Closed andersjohansson closed 1 year ago

andersjohansson commented 1 year ago

This is a simpler variant of #744.

I am not sure about whether it is smart to transform a list to a hash table in this way, compared to generating a hash-table from the beginning. A hash table should be most suitable for lookup (citar-is-cited) though.

andersjohansson commented 1 year ago

This seems to work ok at least for smaller org, markdown and latex files. Haven’t tested extensively for lager files.

bdarcus commented 1 year ago

I am not sure about whether it is smart to transform a list to a hash table in this way, compared to generating a hash-table from the beginning.

My question as well, particularly since we now rely on hash tables so pervasively.

I haven't looked; do you have a handle on how easy that change would be?

If easy and straightforward, perhaps we should just do it?

Or on the flip side, for lists of keys, maybe a list is just fine?

Particularly if package make that convenient?

Do you need a hash table here?

bdarcus commented 1 year ago

This is weird. It says I closed this, but I didn't; at least not intentionally!

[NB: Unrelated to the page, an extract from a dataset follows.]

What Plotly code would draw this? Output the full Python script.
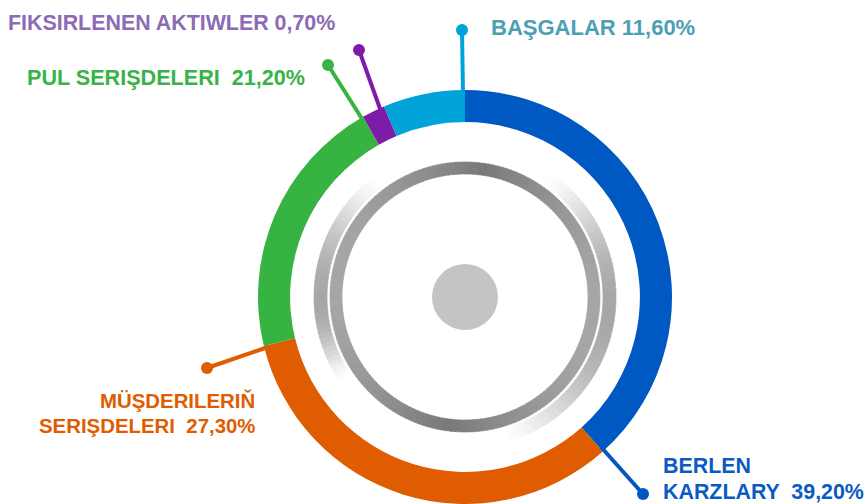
import math
import plotly.graph_objects as go

# ---- data ----
categories = ["BERLEN KARZLARY", "MÜŞDERILERIŇ SERIŞDELERI", "PUL SERIŞDELERI",
              "FIKSIRLENEN AKTIWLER", "BAŞGALAR"]
slice_shares = [38.4, 32.8, 20.6, 1.8, 6.4]          # drawn slice sizes
label_pcts = ["39,20%", "27,30%", "21,20%", "0,70%", "11,60%"]  # printed labels

slice_colors = ["#0058C2", "#E05C00", "#37B341", "#7E1CA9", "#00A3D7"]
text_colors = ["#0A5BC3", "#E05C00", "#38B348", "#8C6BB4", "#4BA0B3"]

W, H = 867, 504
CX, CY = 465, 297
R_OUT = 207

fig = go.Figure()

# invisible trace to create pixel-space axes
fig.add_trace(go.Scatter(x=[0, W], y=[0, H], mode="markers",
                         marker=dict(opacity=0), hoverinfo="skip", showlegend=False))

fig.add_trace(go.Pie(
    labels=categories, values=slice_shares, sort=False, direction="clockwise",
    rotation=0, hole=0.845, marker=dict(colors=slice_colors, line=dict(width=0)),
    textinfo="none", showlegend=False,
    domain=dict(x=[(CX - 210) / W, (CX + 210) / W], y=[0, 2 * R_OUT / H]),
    hovertemplate="%{label}<extra></extra>",
))

shapes = []


def pt(r, a):
    ar = math.radians(a)
    return CX + r * math.sin(ar), CY - r * math.cos(ar)


def seg(r0, r1, a0, a1, color):
    p = [pt(r1, a0), pt(r1, a1), pt(r0, a1), pt(r0, a0)]
    path = "M" + " L".join(f"{x:.2f},{y:.2f}" for x, y in p) + " Z"
    shapes.append(dict(type="path", path=path, xref="x", yref="y",
                       fillcolor=color, line=dict(color=color, width=0.6),
                       layer="below"))


# dark metallic ring
step = 2
for i in range(0, 360, step):
    a = i + step / 2
    g = int(122 + 45 * abs(math.sin(math.radians(a - 8))))
    seg(123, 135, i, i + step + 0.3, f"rgb({g},{g},{g})")

# light fading arcs
for a_start, a_peak, a_end in [(236, 268, 323), (35, 95, 164)]:
    a = a_start
    while a < a_end:
        mid = a + 1
        if mid < a_peak:
            t = (mid - a_start) / (a_peak - a_start)
        else:
            t = (a_end - mid) / (a_end - a_peak)
        w = math.sin(math.pi / 2 * max(0, min(1, t))) ** 1.3
        g = int(255 - 88 * w)
        seg(138, 151, a, min(a + 2.3, a_end), f"rgb({g},{g},{g})")
        a += 2

# center disc
shapes.append(dict(type="circle", xref="x", yref="y", x0=CX - 33, x1=CX + 33,
                   y0=CY - 33, y1=CY + 33, fillcolor="#C4C4C4", line=dict(width=0),
                   layer="below"))

# leader lines with dots
leaders = [
    (0, (601, 447), (643, 494)),
    (1, (268, 347), (207, 368)),
    (2, (364, 122), (328, 65)),
    (3, (383, 117), (359, 50)),
    (4, (463, 94), (462, 30)),
]
for idx, (x0, y0), (x1, y1) in leaders:
    c = slice_colors[idx]
    shapes.append(dict(type="line", xref="x", yref="y", x0=x0, y0=y0, x1=x1, y1=y1,
                       line=dict(color=c, width=4)))
    shapes.append(dict(type="circle", xref="x", yref="y", x0=x1 - 6, x1=x1 + 6,
                       y0=y1 - 6, y1=y1 + 6, fillcolor=c, line=dict(width=0)))

fig.update_layout(shapes=shapes)

FONT = "Liberation Sans, Arial, sans-serif"
FS = 22


def label(text, x, y, anchor, color, size=FS):
    fig.add_annotation(x=x, y=y, xref="x", yref="y", text=f"<b>{text}</b>",
                       showarrow=False, xanchor=anchor, yanchor="middle",
                       font=dict(family=FONT, size=size, color=color))


label(f"{categories[3]} {label_pcts[3]}", 6, 23, "left", text_colors[3], 21.4)
label(f"{categories[2]}  {label_pcts[2]}", 25, 77, "left", text_colors[2], 21.6)
label(f"{categories[4]} {label_pcts[4]}", 489, 27, "left", text_colors[4])
label("MÜŞDERILERIŇ", 257, 400, "right", text_colors[1], 20.4)
label(f"SERIŞDELERI  {label_pcts[1]}", 257, 426, "right", text_colors[1], 20.4)
label("BERLEN", 661, 466, "left", text_colors[0], 21.4)
label(f"KARZLARY  {label_pcts[0]}", 661, 492, "left", text_colors[0], 21.4)

fig.update_layout(
    width=W, height=H, margin=dict(l=0, r=0, t=0, b=0),
    paper_bgcolor="white", plot_bgcolor="white",
    xaxis=dict(range=[0, W], visible=False, fixedrange=True),
    yaxis=dict(range=[H, 0], visible=False, fixedrange=True),
    showlegend=False,
)

fig.write_html("out.html", config={"displayModeBar": False},
               post_script="document.body.style.margin='0';")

Maybe because it is set to merge to a branch I deleted?

Can you switch it to main @andersjohansson?

Hmm ... since I can't change it, you probably can't either.

I'm guessing the solution is to open a new PR from the same branch, but against main.

andersjohansson commented 1 year ago

Why do you it here? My intention was all the indicators could be decoupled from this sort of code.

That would be good. But wouldn’t the other alternative be to do it in the indicator-function, which is run once for every (visible ?) key that is up for completion (if my understanding of affixation functions is correct). We only want to parse the buffer once, and then do lookups in the hash-table (is my idea). Or am I missing something?

bdarcus commented 1 year ago

Why do you it here? My intention was all the indicators could be decoupled from this sort of code. That would be good. But wouldn’t the other alternative be to do it in the indicator-function, which is run once for every (visible ?) key that is up for completion (if my understanding of affixation functions is correct).

Yes. That's how the indicators work, to ensure they're always up-to-date.

We only want to parse the buffer once, and then do lookups in the hash-table (is my idea). Or am I missing something?

The buffer changes, and every time you add or remove a citation you'd want the UI to update?

Same with bib files, notes, files, etc.

Do you find the performance problematic without the (cached) hash table?

Edit: if in the end this or other indicators needs a hash table, we could maybe store them in the indicator struct, just as we do with the bib stuff?

bdarcus commented 1 year ago

Maybe try with this as the function and see what happens?

(defun citar-is-cited ()
  "Return function to check if reference is cited in buffer."
  (let ((iscited
         (citar--major-mode-function 'list-keys #'ignore)))
    (lambda (citekey)
      (member citekey iscited))))

It's the simplest approach, without creating a cache, or even a hash table.

But I think it may work because the list shouldn't be long, and the values are citekeys, so the same as the keys in the larger hash tables.